Confession: I ride the Mommy teeter totter.
Teeter: On one side, there is the almost irresistible instinct to shield my children from every harm that might befall them, to go before them and prepare the way.
Totter: The knowledge that they must themselves be prepared to enter the world and able to handle the blows that will undoubtedly come their ways.
At a playdate my little one was 4. All excited, arms and legs moving, mouth yelling and hollering in free delight. Running upstairs to meet friends only to encounter a door slammed in his face.
“We don’t want you.”
Standing on the landing, play sword dangling, eyes filling with tears he looked down at me. My emotions formed quicker than my thoughts.
Instinctively I gathered our things and we left.
Was I protecting him?
Each situation I now wonder: Is this something designed for real-world training, or a time I need to protect them? Are my responses fueled by a desire to be the best parent for them or am I safeguarding my mommy heart? Or even worse - my mommy pride?
My child at 7 is beautiful and fun and feisty; willing to play and laugh with anyone. I watched her playing a rousing game of tag with some classmates while her sibling participated in a soccer game. Slowly the mood of the group started to shift from play to teasing and then disintegrated into unkind.
The only one unaware of the change was my daughter, and I was painfully mindful that she was becoming the brunt of a new game that would not end well. I walked to the group and as my presence was felt the kids looked at me sheepishly and scattered. My little girl glared at me in frustration.
She wondered why I couldn’t let her enjoy this moment of blessed community. It has always been the ache of her soul to have a gaggle of friends and giggles and attention. To her, I was the killjoy with a mission to keep her from friendships.
Her irritation quickly moved to anger. “Why do you always ruin everything, mom?”
I knew that to alert her to my protection was to shine a light on the fraudulent camaraderie.
I smiled small and let her pout.
Conferences came around and the teacher slowly pointed out that my second grader had not turned in any of her math homework. We were surprised that there even was any schoolwork at all. None had made it to the kitchen table during homework rounds.
The teacher hadn’t alerted us sooner because “I just thought that was the way things went at your house.”
Should I have not allowed the natural consequences? Should I have been cushioning her in school from the repercussions that she needed to feel? Or would it just preserve my pride in being the mommy that has it all together?
Maybe I read the entire situation all wrong?
The tension of the teeter totter shifts quicker than I can anticipate. They change. I change. The world races along at an adult pace willing the kids to grow quickly.
“Catch up,” it seems to call!
I grasp and balance and try to offset the uncertainty. Sometimes it works, sometimes I tumble into the sandbox. Always I find peace when speaking truth.
Dusting myself off after a fall: “He knows the plans He has for them, plans for a hope and a future.” (Jeremiah 29:11)
Shifting to regain balance: “I give thanks to you, Jesus, for they are fearfully and wonderfully made.” (Psalm 139:14)
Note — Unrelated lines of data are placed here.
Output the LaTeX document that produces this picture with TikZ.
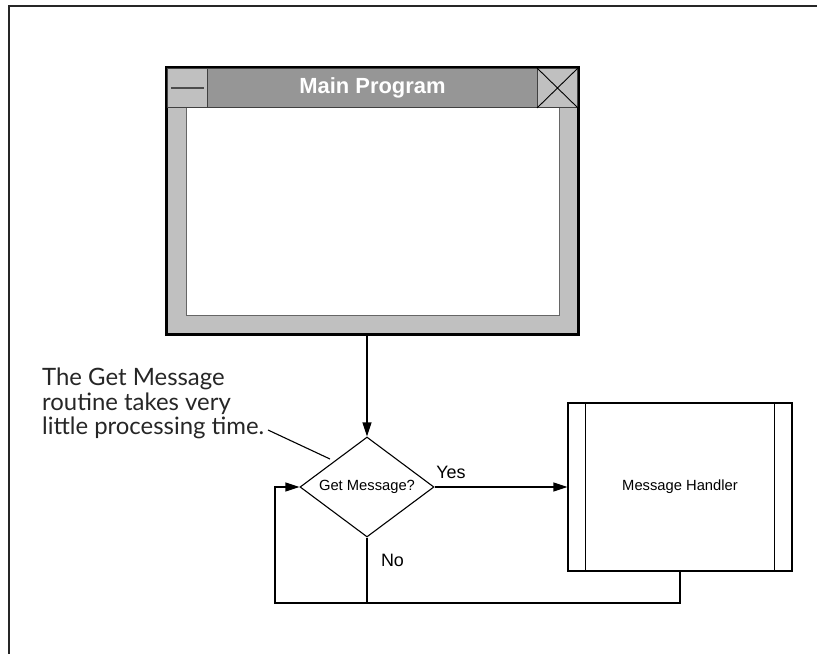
\documentclass[tikz,border=0pt]{standalone}
\usepackage{fontspec}
\setmainfont{Liberation Sans}
\newfontfamily\notefont{Lato}
\usepackage{tikz}
\usetikzlibrary{arrows.meta,positioning,calc,shapes.geometric}
\definecolor{winlight}{RGB}{192,192,192}
\definecolor{windark}{RGB}{150,150,150}
\tikzset{
  winframe/.style={draw=black,fill=winlight,line width=3bp,minimum width=412bp,
    minimum height=267bp,inner sep=0pt},
  winbutton/.style={draw=black!75,fill=winlight,line width=1bp,minimum width=40bp,
    minimum height=39bp,inner sep=0pt},
  titlebar/.style={draw=black!75,fill=windark,line width=1bp,minimum width=331bp,
    minimum height=39bp,inner sep=0pt,text=white,font=\bfseries\fontsize{22}{26}\selectfont},
  decision/.style={diamond,draw,line width=1.1bp,aspect=1.34,minimum width=134bp,
    minimum height=100bp,inner sep=0pt,font=\fontsize{14.8}{17}\selectfont},
  handlerbox/.style={draw,line width=1.1bp,minimum width=224bp,minimum height=168bp,
    font=\fontsize{14.8}{17}\selectfont},
  flowline/.style={line width=1.1bp},
  flowarrow/.style={flowline,-{Triangle[length=14bp,width=9bp]}},
  branchlabel/.style={font=\fontsize{18}{20}\selectfont,inner sep=0pt},
  notetext/.style={align=left,font=\notefont\fontsize{24}{24.5}\selectfont,inner sep=0pt,
    text=black!85}
}

\begin{document}
\begin{tikzpicture}[x=1bp,y=-1bp]
  \useasboundingbox (0,0) rectangle (817,654);
  % screen border
  \draw[line width=2.2bp,black!85] (9,654) -- (9,6) -- (817,6);

  % main program window
  \node[winframe] (mainwin) at (372.5,201) {};
  \fill[white,draw=black!60,line width=0.8bp] (186,107) rectangle (559,315);
  \node[winbutton] (minbtn) at (187.5,88) {};
  \draw[black!70,line width=1.2bp] ([xshift=4bp]minbtn.west) -- ([xshift=-4bp]minbtn.east);
  \node[titlebar] (wintitle) at (372.5,88) {Main Program};
  \node[winbutton] (closebtn) at (557.5,88) {};
  \draw[black,line width=0.9bp] (closebtn.north west) -- (closebtn.south east)
    (closebtn.north east) -- (closebtn.south west);

  % flow chart
  \node[decision] (getmsg) at (367,487) {Get Message?};
  \node[handlerbox] (handler) at (680,487) {Message Handler};
  \draw[flowline] ([xshift=18bp]handler.north west) -- ([xshift=18bp]handler.south west);
  \draw[flowline] ([xshift=-18bp]handler.north east) -- ([xshift=-18bp]handler.south east);
  \coordinate (loopbl) at (275,603);

  \draw[flowarrow] (mainwin.south -| getmsg.north) -- (getmsg.north);
  \draw[flowarrow] (getmsg.east) -- (handler.west);
  \draw[flowarrow] (handler.south) |- (loopbl) |- (getmsg.west);
  \draw[flowline] (getmsg.south) -- (getmsg.south |- loopbl);
  \node[branchlabel] (yeslbl) at (451,472) {Yes};
  \node[branchlabel] (nolbl) at (392.5,560) {No};

  % annotation
  \node[notetext,anchor=north west] (note) at (42,368)
    {The Get Message\\routine takes very\\little processing time.};
  \coordinate (notetail) at (268,430);
  \coordinate (notetip) at (330,459);
  \draw[flowline] (notetail) -- (notetip);
\end{tikzpicture}
\end{document}
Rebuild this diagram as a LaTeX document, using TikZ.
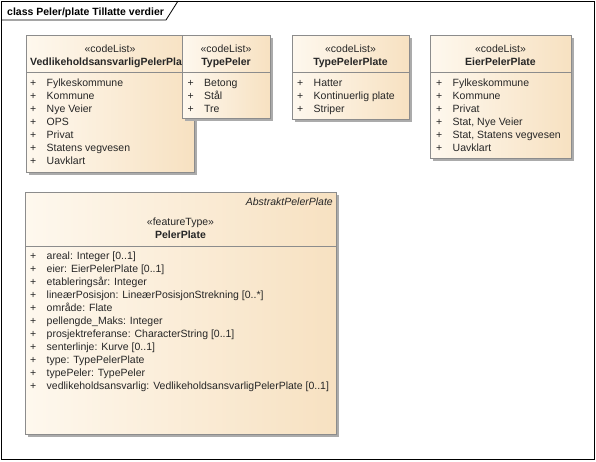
\documentclass[tikz,border=0pt]{standalone}
\usepackage{fontspec}
\setmainfont{Liberation Sans}
\colorlet{colorLine}{black!45}
\colorlet{colorText}{black!85}
\colorlet{colorShadow}{black!33}
\definecolor{colorFillL}{RGB}{254,248,238}
\definecolor{colorFillR}{RGB}{247,225,193}
\usetikzlibrary{positioning}
\usetikzlibrary{shadows}
\tikzset{
   every node/.style={font=\fontsize{10.5}{12}\selectfont,inner sep=0pt,text=colorText},
   cls/.style={draw=colorLine,line width=0.8pt,left color=colorFillL,right color=colorFillR,anchor=north west,
      general shadow={fill=colorShadow,shadow xshift=3pt,shadow yshift=-3pt}},
   divider/.style={draw=colorLine,line width=0.8pt},
   stereo/.style={anchor=base},
   clsname/.style={anchor=base,font=\fontsize{10.5}{12}\selectfont\bfseries},
   attr/.style={anchor=base west},
   frame/.style={draw=black,line width=0.8pt},
}
\newcommand{\lItem}[1]{\makebox[16.5pt][l]{+}#1}

\begin{document}
\begin{tikzpicture}[x=1pt,y=-1pt]
        \useasboundingbox (0,0) rectangle (596,461);
        \draw[frame] (1,1) rectangle (594,459);
        \draw[frame] (1,20) -- (166,20) -- (178,1);
        \node[anchor=base west,font=\fontsize{10.5}{12}\selectfont\bfseries,text=black] (title) at (7,15) {class Peler/plate Tillatte verdier};

        % VedlikeholdsansvarligPelerPlate
        \node[cls,minimum width=168pt,minimum height=137pt] (vedl) at (26,35) {};
        \draw[divider] (vedl.west |- 0,72) -- (vedl.east |- 0,72);
        \node[stereo] (vedlSt) at (110,52) {«codeList»};
        \node[clsname,anchor=base west] (vedlName) at (30,65) {VedlikeholdsansvarligPelerPlate};
        \node[attr] (vedl1) at (30, 86.3) {\lItem{Fylkeskommune}};
        \node[attr] (vedl2) at (30, 99.3) {\lItem{Kommune}};
        \node[attr] (vedl3) at (30,112.3) {\lItem{Nye Veier}};
        \node[attr] (vedl4) at (30,125.3) {\lItem{OPS}};
        \node[attr] (vedl5) at (30,138.3) {\lItem{Privat}};
        \node[attr] (vedl6) at (30,151.3) {\lItem{Statens vegvesen}};
        \node[attr] (vedl7) at (30,164.3) {\lItem{Uavklart}};

        % TypePeler
        \node[cls,minimum width=88pt,minimum height=83pt] (typeP) at (182,35) {};
        \draw[divider] (typeP.west |- 0,72) -- (typeP.east |- 0,72);
        \node[stereo] (typePSt) at (226,52) {«codeList»};
        \node[clsname] (typePName) at (226,65) {TypePeler};
        \node[attr] (typeP1) at (187.5, 86.3) {\lItem{Betong}};
        \node[attr] (typeP2) at (187.5, 99.3) {\lItem{Stål}};
        \node[attr] (typeP3) at (187.5,112.3) {\lItem{Tre}};

        % TypePelerPlate
        \node[cls,minimum width=117pt,minimum height=84pt] (typePP) at (292,35) {};
        \draw[divider] (typePP.west |- 0,72) -- (typePP.east |- 0,72);
        \node[stereo] (typePPSt) at (350.5,52) {«codeList»};
        \node[clsname] (typePPName) at (350.5,65) {TypePelerPlate};
        \node[attr] (typePP1) at (297, 86.3) {\lItem{Hatter}};
        \node[attr] (typePP2) at (297, 99.3) {\lItem{Kontinuerlig plate}};
        \node[attr] (typePP3) at (297,112.3) {\lItem{Striper}};

        % EierPelerPlate
        \node[cls,minimum width=141pt,minimum height=123pt] (eier) at (430,35) {};
        \draw[divider] (eier.west |- 0,72) -- (eier.east |- 0,72);
        \node[stereo] (eierSt) at (500.5,52) {«codeList»};
        \node[clsname] (eierName) at (500.5,65) {EierPelerPlate};
        \node[attr] (eier1) at (436, 86.3) {\lItem{Fylkeskommune}};
        \node[attr] (eier2) at (436, 99.3) {\lItem{Kommune}};
        \node[attr] (eier3) at (436,112.3) {\lItem{Privat}};
        \node[attr] (eier4) at (436,125.3) {\lItem{Stat, Nye Veier}};
        \node[attr] (eier5) at (436,138.3) {\lItem{Stat, Statens vegvesen}};
        \node[attr] (eier6) at (436,151.3) {\lItem{Uavklart}};

        % PelerPlate
        \node[cls,minimum width=311pt,minimum height=242pt] (peler) at (25,192) {};
        \draw[divider] (peler.west |- 0,246) -- (peler.east |- 0,246);
        \node[anchor=base east,font=\fontsize{10.5}{12}\selectfont\itshape] (pelerAbs) at (333,205.5) {AbstraktPelerPlate};
        \node[stereo] (pelerSt) at (180.5,225.5) {«featureType»};
        \node[clsname] (pelerName) at (180.5,238) {PelerPlate};
        \node[attr] (peler1)  at (30,259.8) {\lItem{areal: Integer [0..1]}};
        \node[attr] (peler2)  at (30,272.8) {\lItem{eier: EierPelerPlate [0..1]}};
        \node[attr] (peler3)  at (30,285.8) {\lItem{etableringsår: Integer}};
        \node[attr] (peler4)  at (30,298.8) {\lItem{lineærPosisjon: LineærPosisjonStrekning [0..*]}};
        \node[attr] (peler5)  at (30,311.8) {\lItem{område: Flate}};
        \node[attr] (peler6)  at (30,324.8) {\lItem{pellengde\_Maks: Integer}};
        \node[attr] (peler7)  at (30,337.8) {\lItem{prosjektreferanse: CharacterString [0..1]}};
        \node[attr] (peler8)  at (30,350.8) {\lItem{senterlinje: Kurve [0..1]}};
        \node[attr] (peler9)  at (30,363.8) {\lItem{type: TypePelerPlate}};
        \node[attr] (peler10) at (30,376.8) {\lItem{typePeler: TypePeler}};
        \node[attr] (peler11) at (30,389.8) {\lItem{vedlikeholdsansvarlig: VedlikeholdsansvarligPelerPlate [0..1]}};
\end{tikzpicture}
\end{document}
Fearful that God’s plans will overwhelm them: “He can make a mountain into a highway” (Isaiah 49:11)
It’s in the realization that I serve Him,
not the sweet children I have (whose hearts are so tender),
not my husband (who I long to please and honor),
not myself (and the pride that rears its head).
Jesus is the same yesterday and today and tomorrow. He never teeters or shifts or reacts from rash emotion or pride. He gives me eyes to see and grace when I fail. And He is the one who will be glorified.